» **Recorded data**
■ ■ ■

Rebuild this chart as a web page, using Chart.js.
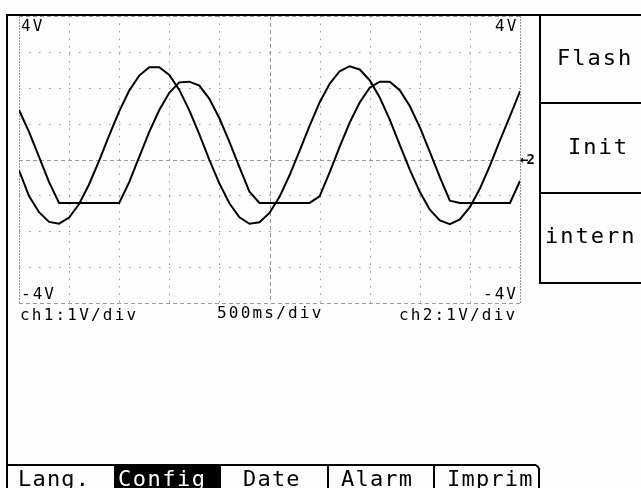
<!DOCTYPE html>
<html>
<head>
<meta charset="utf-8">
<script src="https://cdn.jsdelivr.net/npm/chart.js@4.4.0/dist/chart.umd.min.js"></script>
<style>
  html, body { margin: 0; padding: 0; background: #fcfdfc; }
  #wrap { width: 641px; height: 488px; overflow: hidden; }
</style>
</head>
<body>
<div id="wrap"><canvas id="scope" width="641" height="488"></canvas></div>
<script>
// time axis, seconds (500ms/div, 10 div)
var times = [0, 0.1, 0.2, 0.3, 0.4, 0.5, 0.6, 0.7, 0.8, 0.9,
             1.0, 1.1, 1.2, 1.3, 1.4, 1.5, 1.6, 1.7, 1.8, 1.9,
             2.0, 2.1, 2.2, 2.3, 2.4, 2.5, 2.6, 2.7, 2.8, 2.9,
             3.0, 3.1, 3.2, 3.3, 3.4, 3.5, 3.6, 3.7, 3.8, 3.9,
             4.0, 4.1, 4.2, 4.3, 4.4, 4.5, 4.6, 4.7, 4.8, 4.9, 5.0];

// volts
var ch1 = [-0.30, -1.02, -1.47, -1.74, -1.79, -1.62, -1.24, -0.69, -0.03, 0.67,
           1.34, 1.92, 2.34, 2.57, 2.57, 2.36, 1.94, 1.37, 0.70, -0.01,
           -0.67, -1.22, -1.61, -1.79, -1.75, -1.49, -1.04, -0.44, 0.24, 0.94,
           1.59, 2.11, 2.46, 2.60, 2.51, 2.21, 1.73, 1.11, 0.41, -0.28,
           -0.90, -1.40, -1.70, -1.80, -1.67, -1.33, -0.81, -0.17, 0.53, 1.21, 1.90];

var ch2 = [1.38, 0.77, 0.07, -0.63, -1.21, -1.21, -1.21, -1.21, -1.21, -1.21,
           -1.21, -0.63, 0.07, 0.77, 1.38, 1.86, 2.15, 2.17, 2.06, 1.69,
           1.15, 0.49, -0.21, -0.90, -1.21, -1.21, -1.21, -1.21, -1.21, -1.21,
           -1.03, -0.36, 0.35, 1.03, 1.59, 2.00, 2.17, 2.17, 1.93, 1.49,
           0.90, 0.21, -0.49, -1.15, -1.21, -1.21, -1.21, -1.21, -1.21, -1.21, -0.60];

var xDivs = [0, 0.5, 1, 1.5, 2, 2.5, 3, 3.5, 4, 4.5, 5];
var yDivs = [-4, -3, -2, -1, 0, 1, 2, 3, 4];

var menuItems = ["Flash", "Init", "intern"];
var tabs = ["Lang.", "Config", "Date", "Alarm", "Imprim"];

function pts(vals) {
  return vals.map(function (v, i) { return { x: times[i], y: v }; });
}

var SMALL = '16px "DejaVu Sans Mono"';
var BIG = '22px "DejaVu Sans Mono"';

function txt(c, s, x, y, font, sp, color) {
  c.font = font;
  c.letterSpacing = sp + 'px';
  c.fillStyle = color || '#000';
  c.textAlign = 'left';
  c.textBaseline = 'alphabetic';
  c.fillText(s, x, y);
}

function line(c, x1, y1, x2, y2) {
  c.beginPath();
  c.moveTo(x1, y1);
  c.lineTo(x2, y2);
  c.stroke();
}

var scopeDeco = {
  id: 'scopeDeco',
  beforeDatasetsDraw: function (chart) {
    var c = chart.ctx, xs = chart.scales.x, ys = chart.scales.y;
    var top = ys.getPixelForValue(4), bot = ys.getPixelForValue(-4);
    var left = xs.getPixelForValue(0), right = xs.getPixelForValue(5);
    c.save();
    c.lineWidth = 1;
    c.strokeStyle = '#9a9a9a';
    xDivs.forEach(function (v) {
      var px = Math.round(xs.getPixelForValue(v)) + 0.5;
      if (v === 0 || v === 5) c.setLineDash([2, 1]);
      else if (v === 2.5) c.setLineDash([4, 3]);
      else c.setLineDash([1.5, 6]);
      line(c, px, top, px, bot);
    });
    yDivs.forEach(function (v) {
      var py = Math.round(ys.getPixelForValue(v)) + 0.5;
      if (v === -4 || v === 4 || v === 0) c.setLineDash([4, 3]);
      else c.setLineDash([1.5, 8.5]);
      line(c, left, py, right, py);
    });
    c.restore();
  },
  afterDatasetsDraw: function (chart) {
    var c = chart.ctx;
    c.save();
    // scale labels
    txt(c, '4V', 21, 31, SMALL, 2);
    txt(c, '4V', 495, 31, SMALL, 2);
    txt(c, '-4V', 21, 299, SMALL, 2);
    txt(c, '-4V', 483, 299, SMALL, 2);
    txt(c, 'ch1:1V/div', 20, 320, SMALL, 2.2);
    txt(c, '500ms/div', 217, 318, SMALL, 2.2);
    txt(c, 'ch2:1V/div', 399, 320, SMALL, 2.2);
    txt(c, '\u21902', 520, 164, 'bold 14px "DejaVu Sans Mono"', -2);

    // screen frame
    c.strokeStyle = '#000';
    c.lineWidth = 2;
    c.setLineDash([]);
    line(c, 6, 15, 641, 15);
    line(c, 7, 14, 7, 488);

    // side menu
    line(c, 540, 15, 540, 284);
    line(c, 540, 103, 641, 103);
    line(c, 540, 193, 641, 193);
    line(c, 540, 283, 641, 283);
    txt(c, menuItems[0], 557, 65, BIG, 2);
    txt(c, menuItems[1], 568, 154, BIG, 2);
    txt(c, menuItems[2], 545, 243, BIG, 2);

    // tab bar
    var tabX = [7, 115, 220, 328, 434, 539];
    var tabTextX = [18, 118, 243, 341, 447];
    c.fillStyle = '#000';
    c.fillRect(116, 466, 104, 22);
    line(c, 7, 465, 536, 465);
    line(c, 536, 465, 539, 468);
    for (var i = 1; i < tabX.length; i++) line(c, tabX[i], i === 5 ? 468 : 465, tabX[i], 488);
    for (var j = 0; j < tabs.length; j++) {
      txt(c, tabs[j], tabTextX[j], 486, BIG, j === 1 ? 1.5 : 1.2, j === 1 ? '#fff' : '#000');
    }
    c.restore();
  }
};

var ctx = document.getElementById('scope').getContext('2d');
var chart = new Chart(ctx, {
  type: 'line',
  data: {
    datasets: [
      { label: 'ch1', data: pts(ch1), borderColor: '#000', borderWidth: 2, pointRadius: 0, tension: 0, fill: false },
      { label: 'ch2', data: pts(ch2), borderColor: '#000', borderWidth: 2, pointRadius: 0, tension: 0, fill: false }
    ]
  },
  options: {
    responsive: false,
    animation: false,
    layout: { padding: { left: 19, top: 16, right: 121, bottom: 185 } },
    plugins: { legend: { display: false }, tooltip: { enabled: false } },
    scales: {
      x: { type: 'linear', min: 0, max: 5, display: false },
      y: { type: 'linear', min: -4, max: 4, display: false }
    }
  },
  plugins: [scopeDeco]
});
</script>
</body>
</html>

■ ■ ■

» **Problem to solve**
Write out an exact copy of the listing, first line through the line containing "4.0, 4.1, 4.2, 4.3, 4.4, 4.5, 4.6, 4.7, 4.8, 4.9, 5.0];", with the pictures left out.

» **Expected answer**
Rebuild this chart as a web page, using Chart.js.
<!DOCTYPE html>
<html>
<head>
<meta charset="utf-8">
<script src="https://cdn.jsdelivr.net/npm/chart.js@4.4.0/dist/chart.umd.min.js"></script>
<style>
  html, body { margin: 0; padding: 0; background: #fcfdfc; }
  #wrap { width: 641px; height: 488px; overflow: hidden; }
</style>
</head>
<body>
<div id="wrap"><canvas id="scope" width="641" height="488"></canvas></div>
<script>
// time axis, seconds (500ms/div, 10 div)
var times = [0, 0.1, 0.2, 0.3, 0.4, 0.5, 0.6, 0.7, 0.8, 0.9,
             1.0, 1.1, 1.2, 1.3, 1.4, 1.5, 1.6, 1.7, 1.8, 1.9,
             2.0, 2.1, 2.2, 2.3, 2.4, 2.5, 2.6, 2.7, 2.8, 2.9,
             3.0, 3.1, 3.2, 3.3, 3.4, 3.5, 3.6, 3.7, 3.8, 3.9,
             4.0, 4.1, 4.2, 4.3, 4.4, 4.5, 4.6, 4.7, 4.8, 4.9, 5.0];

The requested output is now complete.